What the exercise asks. Can you pull out each line of the data below that includes the word "this"?

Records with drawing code
=====

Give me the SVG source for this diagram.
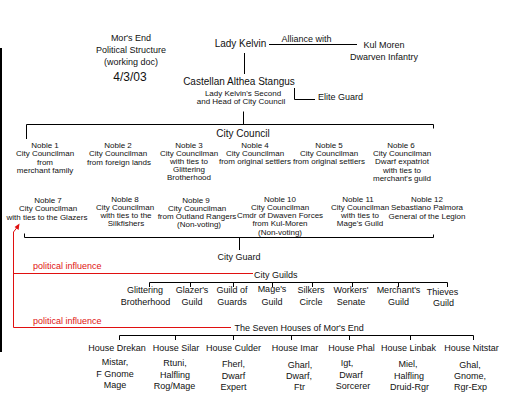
<svg xmlns="http://www.w3.org/2000/svg" width="505" height="400" viewBox="0 0 505 400">
<style>
text{font-family:"Liberation Sans",Arial,sans-serif;fill:#111;text-anchor:middle}
.s8{font-size:8px}
.s9{font-size:9px}
.s10{font-size:10px}
.s12{font-size:12px}
.st{text-anchor:start}
.red{fill:#e01010}
.ln{stroke:#000;stroke-width:1;fill:none}
.rl{stroke:#e01010;stroke-width:1;fill:none}
</style>
<rect width="505" height="400" fill="#fff"/>
<g id="connectors">
<line x1="1" y1="48" x2="1" y2="352" stroke="#000" stroke-width="2"/>
<line class="ln" x1="269" y1="44.5" x2="357" y2="44.5"/>
<text class="s9" x="306.5" y="41.5">Alliance with</text>
<line class="ln" x1="244.5" y1="53" x2="244.5" y2="74"/>
<polyline class="ln" points="294.5,88 294.5,99.5 315,99.5"/>
<line class="ln" x1="243.5" y1="111.5" x2="243.5" y2="124.5"/>
<polyline class="ln" points="26.5,139 26.5,124.5 433.5,124.5 433.5,128.5"/>
<polyline class="ln" points="24.5,233.5 24.5,237.5 433.5,237.5 433.5,234.5"/>
<line class="ln" x1="239.5" y1="237.5" x2="239.5" y2="250"/>
<path class="ln" d="M149.5,287 V282.5 H447.5 V287 M190.5,282.5 V287 M233.5,282.5 V287 M272.5,282.5 V287 M312.5,282.5 V287 M352.5,282.5 V287 M398.5,282.5 V287"/>
<path class="ln" d="M119.5,340 V335.5 H473.5 V340 M175.5,335.5 V340 M233.5,335.5 V340 M291.5,335.5 V340 M349.5,335.5 V340 M410.5,335.5 V340"/>
<path class="rl" d="M231,327.5 H13.5 V232 L17,227.5 M253,273.5 H13.5"/>
<polygon points="19.5,223.5 18.6,230 14.6,227" fill="#e01010"/>
<text class="s9 st red" x="33" y="268.5">political influence</text>
<text class="s9 st red" x="33" y="324">political influence</text>
</g>
<g id="title">
<text class="s9" x="131" y="41">Mor's End</text>
<text class="s9" x="131" y="53">Political Structure</text>
<text class="s9" x="131" y="65">(working doc)</text>
<text class="s12" x="130" y="81">4/3/03</text>
</g>
<g id="lady-kelvin"><text class="s10" x="240.5" y="47">Lady Kelvin</text></g>
<g id="kul-moren">
<text class="s9" x="384" y="48">Kul Moren</text>
<text class="s9" x="384" y="60">Dwarven Infantry</text>
</g>
<g id="castellan">
<text class="s10" x="239" y="85">Castellan Althea Stangus</text>
<text class="s8" x="243" y="95.5">Lady Kelvin's Second</text>
<text class="s8" x="241" y="104">and Head of City Council</text>
</g>
<g id="elite-guard"><text class="s9 st" x="318" y="100">Elite Guard</text></g>
<g id="city-council"><text class="s10" x="243" y="136.5">City Council</text></g>
<g id="noble1" class="s8">
<text x="45" y="147.5">Noble 1</text><text x="45" y="156">City Councilman</text><text x="45" y="164.5">from</text><text x="45" y="173">merchant family</text>
</g>
<g id="noble2" class="s8">
<text x="118" y="147.5">Noble 2</text><text x="118" y="156">City Councilman</text><text x="119" y="164.5">from foreign lands</text>
</g>
<g id="noble3" class="s8">
<text x="189" y="147.5">Noble 3</text><text x="189" y="155.7">City Councilman</text><text x="189" y="164">with ties to</text><text x="189" y="172">Glittering</text><text x="189" y="180">Brotherhood</text>
</g>
<g id="noble4" class="s8">
<text x="255" y="147.5">Noble 4</text><text x="255" y="155.7">City Councilman</text><text x="255" y="164">from original settlers</text>
</g>
<g id="noble5" class="s8">
<text x="329" y="147.5">Noble 5</text><text x="329" y="155.7">City Councilman</text><text x="329" y="164">from original settlers</text>
</g>
<g id="noble6" class="s8">
<text x="401" y="147.5">Noble 6</text><text x="402" y="155.7">City Councilman</text><text x="402" y="164">Dwarf expatriot</text><text x="402" y="172.5">with ties to</text><text x="402" y="181">merchant's guild</text>
</g>
<g id="noble7" class="s8">
<text x="48" y="203">Noble 7</text><text x="48" y="211.2">City Councilman</text><text x="47" y="219.5">with ties to the Glazers</text>
</g>
<g id="noble8" class="s8">
<text x="125" y="202">Noble 8</text><text x="125" y="210">City Councilman</text><text x="126" y="218">with ties to the</text><text x="126" y="226">Silkfishers</text>
</g>
<g id="noble9" class="s8">
<text x="196" y="202.5">Noble 9</text><text x="197" y="210.7">City Councilman</text><text x="197" y="219">from Outland Rangers</text><text x="199" y="227">(Non-voting)</text>
</g>
<g id="noble10" class="s8">
<text x="280" y="201.5">Noble 10</text><text x="280" y="209.7">City Councilman</text><text x="280" y="218">Cmdr of Dwaven Forces</text><text x="280" y="226.2">from Kul-Moren</text><text x="280" y="234.5">(Non-voting)</text>
</g>
<g id="noble11" class="s8">
<text x="358" y="201.5">Noble 11</text><text x="360" y="209.5">City Councilman</text><text x="360" y="217.5">with ties to</text><text x="360" y="225.5">Mage's Guild</text>
</g>
<g id="noble12" class="s8">
<text x="427" y="201.5">Noble 12</text><text x="427" y="210">Sebastiano Palmora</text><text x="427" y="218.5">General of the Legion</text>
</g>
<g id="city-guard"><text class="s9" x="239" y="260">City Guard</text></g>
<g id="city-guilds"><text class="s9 st" x="254" y="278">City Guilds</text></g>
<g id="guild-glittering" class="s9"><text x="145" y="293">Glittering</text><text x="145.5" y="305">Brotherhood</text></g>
<g id="guild-glazers" class="s9"><text x="192" y="293">Glazer's</text><text x="192" y="305">Guild</text></g>
<g id="guild-guards" class="s9"><text x="232" y="293">Guild of</text><text x="232" y="305">Guards</text></g>
<g id="guild-mages" class="s9"><text x="272" y="292">Mage's</text><text x="272" y="304.5">Guild</text></g>
<g id="guild-silkers" class="s9"><text x="311" y="293">Silkers</text><text x="311" y="305">Circle</text></g>
<g id="guild-workers" class="s9"><text x="351" y="293">Workers'</text><text x="351" y="305">Senate</text></g>
<g id="guild-merchants" class="s9"><text x="398.5" y="293">Merchant's</text><text x="398.5" y="305">Guild</text></g>
<g id="guild-thieves" class="s9"><text x="442.5" y="294.5">Thieves</text><text x="443.5" y="306">Guild</text></g>
<g id="seven-houses"><text class="s9 st" x="234.5" y="330.5">The Seven Houses of Mor's End</text></g>
<g id="house-drekan" class="s9"><text x="117" y="351">House Drekan</text><text x="115" y="365">Mistar,</text><text x="115" y="376.5">F Gnome</text><text x="115" y="388">Mage</text></g>
<g id="house-silar" class="s9"><text x="176" y="351">House Silar</text><text x="175" y="366">Rtuni,</text><text x="175" y="377.5">Halfling</text><text x="174.5" y="389">Rog/Mage</text></g>
<g id="house-culder" class="s9"><text x="233.5" y="351">House Culder</text><text x="233.5" y="367">Fherl,</text><text x="233.5" y="378.5">Dwarf</text><text x="233.5" y="390">Expert</text></g>
<g id="house-imar" class="s9"><text x="295" y="351">House Imar</text><text x="300" y="367.5">Gharl,</text><text x="299" y="378.5">Dwarf,</text><text x="299.5" y="390">Ftr</text></g>
<g id="house-phal" class="s9"><text x="351.5" y="351">House Phal</text><text x="347" y="366">Igt,</text><text x="351" y="377.5">Dwarf</text><text x="353" y="389">Sorcerer</text></g>
<g id="house-linbak" class="s9"><text x="408.5" y="351">House Linbak</text><text x="408" y="367">Miel,</text><text x="409" y="378.5">Halfling</text><text x="409.5" y="390">Druid-Rgr</text></g>
<g id="house-nitstar" class="s9"><text x="471.5" y="351">House Nitstar</text><text x="470" y="367.5">Ghal,</text><text x="470" y="379">Gnome,</text><text x="470.5" y="390">Rgr-Exp</text></g>
</svg>
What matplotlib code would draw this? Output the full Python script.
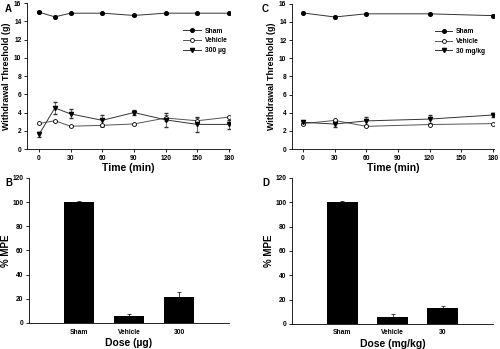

=====

Written solution.
Give me the SVG source for this diagram.
What matplotlib code would draw this? Output the full Python script.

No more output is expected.